Materiał, możliwości, korzyść – tak dziś w Unii Europejskiej określa się odpady, coś co jeszcze kilka lat temu było nie do pomyślenia. Choć problem odpadów jest poważnym wyzwaniem z jakim musi zmierzyć się współczesna cywilizacja, to może jego rozwiązanie jest bliższe niż wielu się wydaje.

W Europie już w latach 70. XX wieku, zaczęto zwracać coraz większą uwagę na ochronę środowiska. Wraz z rozwojem przemysłowym, wzrastającą produkcją i konsumpcją, gwałtownie rosła ilość odpadów i problemy z nimi związane. Zapewnienie bezpieczeństwa, zdrowia i życia ludzi wymusiło pierwsze ustawy regulujące pozbywania się odpadów niebezpiecznych i ich recyklingu. Gospodarowanie odpadami niebezpiecznymi, bateriami, zużytym sprzętem elektrycznym i elektronicznym, odpadami opakowaniowymi, komunalnymi i pojazdami stało się częścią polityki UE. Stopniowo zwiększano także wymagania dotyczące recyklingu. Efektem tego jest wzrost odzysku odpadów opakowaniowych z 67 proc. w 2005 r. do 79 proc. w 2013 r., czy wzrost recyklingu odpadów komunalnych z 25 proc. w 2000 r. do 43 proc. w 2014 r. (wg Eurostat).

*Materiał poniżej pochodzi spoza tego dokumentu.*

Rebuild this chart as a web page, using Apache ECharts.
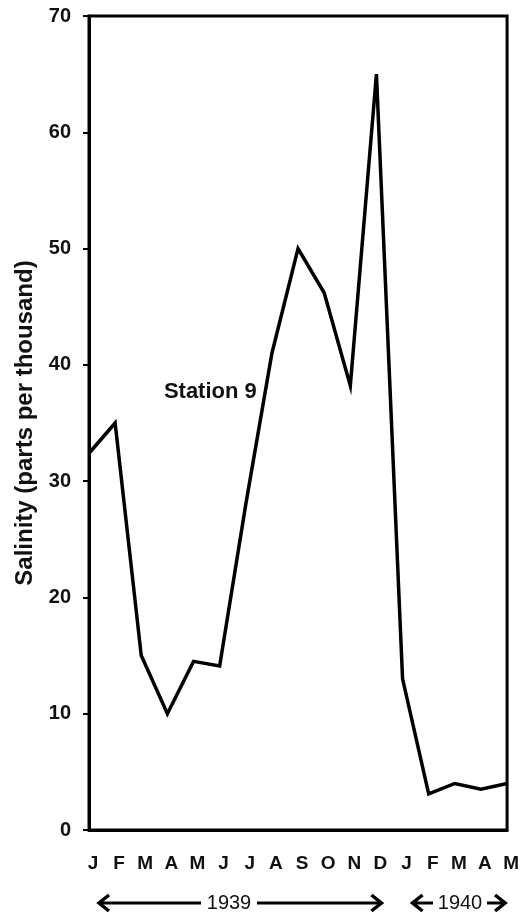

Jednak najważniejsza zmiana dokonała się w ciągu ostatnich lat i jest to zmiana sposobu postrzegania odpadów. Zaczęto określać je, nie jako źródło problemów, a jako materiał, z którego można ponownie wytwarzać produkty. I ta świadomość, że odpady mogą być źródłem korzyści wciąż rośnie wśród przedsiębiorstw. Jest to ważny krok do stworzenia gospodarki o obiegu zamkniętym – w której nie ma odpadów, wszystko wykorzystywane jest ponownie. Czy dojdziemy do ideału? Prawdopodobnie będzie to trudne, ale osiągnięcie zaproponowanych przez Komisję Europejską, 75% poziomu recyklingu odpadów opakowaniowych i 65% komunalnych oraz ograniczenie składowanie odpadów do najwyżej 10% w 2030 r. będzie już ogromnym sukcesem.